Given request:
Copy the data exactly; pictures stay out of the copy.

>> Begin

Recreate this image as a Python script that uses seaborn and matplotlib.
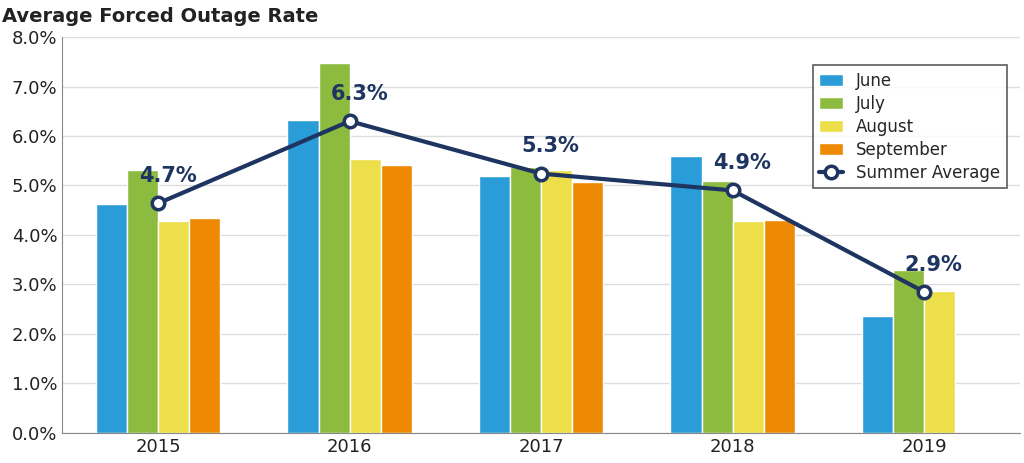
import pandas as pd
import matplotlib.pyplot as plt
import seaborn as sns

years = ['2015', '2016', '2017', '2018', '2019']
months = ['June', 'July', 'August', 'September']
june = [4.62, 6.32, 5.20, 5.60, 2.36]
july = [5.31, 7.48, 5.38, 5.09, 3.30]
august = [4.28, 5.54, 5.32, 4.28, 2.86]
september = [4.34, 5.41, 5.08, 4.30, None]
summer_avg = [4.64, 6.30, 5.24, 4.90, 2.85]
avg_labels = ['4.7%', '6.3%', '5.3%', '4.9%', '2.9%']

colors = ['#2a9dd8', '#8dbb40', '#ecdf4a', '#ee8903']
navy = '#1e3461'

sns.set_style('white')
plt.rcParams['font.family'] = ['Liberation Sans Narrow', 'DejaVu Sans']

rows = []
for m, vals in zip(months, [june, july, august, september]):
    for y, v in zip(years, vals):
        rows.append({'year': y, 'month': m, 'value': v})
df = pd.DataFrame(rows)

fig = plt.figure(figsize=(10.24, 4.63), dpi=100)
ax = fig.add_axes([0.061, 0.065, 0.935, 0.855])

sns.barplot(data=df, x='year', y='value', hue='month', hue_order=months,
            palette=colors, width=0.65, saturation=1, ax=ax, zorder=2)
ax.plot(range(len(years)), summer_avg, color=navy, lw=3, marker='o', ms=9,
        mfc='white', mec=navy, mew=2.5, zorder=4, label='Summer Average')
for i, (v, t) in enumerate(zip(summer_avg, avg_labels)):
    ax.text(i + 0.05, v + 0.35, t, color=navy, fontsize=15, fontweight='bold',
            ha='center', va='bottom', zorder=5)

ax.set_ylim(0, 8)
ax.set_xlim(-0.5, 4.5)
ax.set_yticks([i for i in range(9)])
ax.set_yticklabels([f'{i}.0%' for i in range(9)], fontsize=13, color='#222222')
ax.tick_params(axis='x', labelsize=13, colors='#222222', length=0)
ax.tick_params(axis='y', length=0)
ax.grid(axis='y', color='#dddddd', lw=1, zorder=0)
ax.set_axisbelow(True)
ax.set_xlabel('')
ax.set_ylabel('')
for s in ['top', 'right']:
    ax.spines[s].set_visible(False)
ax.spines['left'].set_color('#888888')
ax.spines['bottom'].set_color('#888888')

leg = ax.legend(loc='upper right', bbox_to_anchor=(0.995, 0.95), fontsize=12,
                frameon=True, fancybox=False, edgecolor='#333333',
                handlelength=1.4, labelspacing=0.3)
leg.get_frame().set_linewidth(1.2)

fig.text(0.002, 0.965, 'Average Forced Outage Rate', fontsize=14,
         fontweight='bold', color='#222222', ha='left', va='center')

fig.savefig('out.png', dpi=100)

>> End

Solved problem:
Recreate this image as a Python script that uses seaborn and matplotlib.
import pandas as pd
import matplotlib.pyplot as plt
import seaborn as sns

years = ['2015', '2016', '2017', '2018', '2019']
months = ['June', 'July', 'August', 'September']
june = [4.62, 6.32, 5.20, 5.60, 2.36]
july = [5.31, 7.48, 5.38, 5.09, 3.30]
august = [4.28, 5.54, 5.32, 4.28, 2.86]
september = [4.34, 5.41, 5.08, 4.30, None]
summer_avg = [4.64, 6.30, 5.24, 4.90, 2.85]
avg_labels = ['4.7%', '6.3%', '5.3%', '4.9%', '2.9%']

colors = ['#2a9dd8', '#8dbb40', '#ecdf4a', '#ee8903']
navy = '#1e3461'

sns.set_style('white')
plt.rcParams['font.family'] = ['Liberation Sans Narrow', 'DejaVu Sans']

rows = []
for m, vals in zip(months, [june, july, august, september]):
    for y, v in zip(years, vals):
        rows.append({'year': y, 'month': m, 'value': v})
df = pd.DataFrame(rows)

fig = plt.figure(figsize=(10.24, 4.63), dpi=100)
ax = fig.add_axes([0.061, 0.065, 0.935, 0.855])

sns.barplot(data=df, x='year', y='value', hue='month', hue_order=months,
            palette=colors, width=0.65, saturation=1, ax=ax, zorder=2)
ax.plot(range(len(years)), summer_avg, color=navy, lw=3, marker='o', ms=9,
        mfc='white', mec=navy, mew=2.5, zorder=4, label='Summer Average')
for i, (v, t) in enumerate(zip(summer_avg, avg_labels)):
    ax.text(i + 0.05, v + 0.35, t, color=navy, fontsize=15, fontweight='bold',
            ha='center', va='bottom', zorder=5)

ax.set_ylim(0, 8)
ax.set_xlim(-0.5, 4.5)
ax.set_yticks([i for i in range(9)])
ax.set_yticklabels([f'{i}.0%' for i in range(9)], fontsize=13, color='#222222')
ax.tick_params(axis='x', labelsize=13, colors='#222222', length=0)
ax.tick_params(axis='y', length=0)
ax.grid(axis='y', color='#dddddd', lw=1, zorder=0)
ax.set_axisbelow(True)
ax.set_xlabel('')
ax.set_ylabel('')
for s in ['top', 'right']:
    ax.spines[s].set_visible(False)
ax.spines['left'].set_color('#888888')
ax.spines['bottom'].set_color('#888888')

leg = ax.legend(loc='upper right', bbox_to_anchor=(0.995, 0.95), fontsize=12,
                frameon=True, fancybox=False, edgecolor='#333333',
                handlelength=1.4, labelspacing=0.3)
leg.get_frame().set_linewidth(1.2)

fig.text(0.002, 0.965, 'Average Forced Outage Rate', fontsize=14,
         fontweight='bold', color='#222222', ha='left', va='center')

fig.savefig('out.png', dpi=100)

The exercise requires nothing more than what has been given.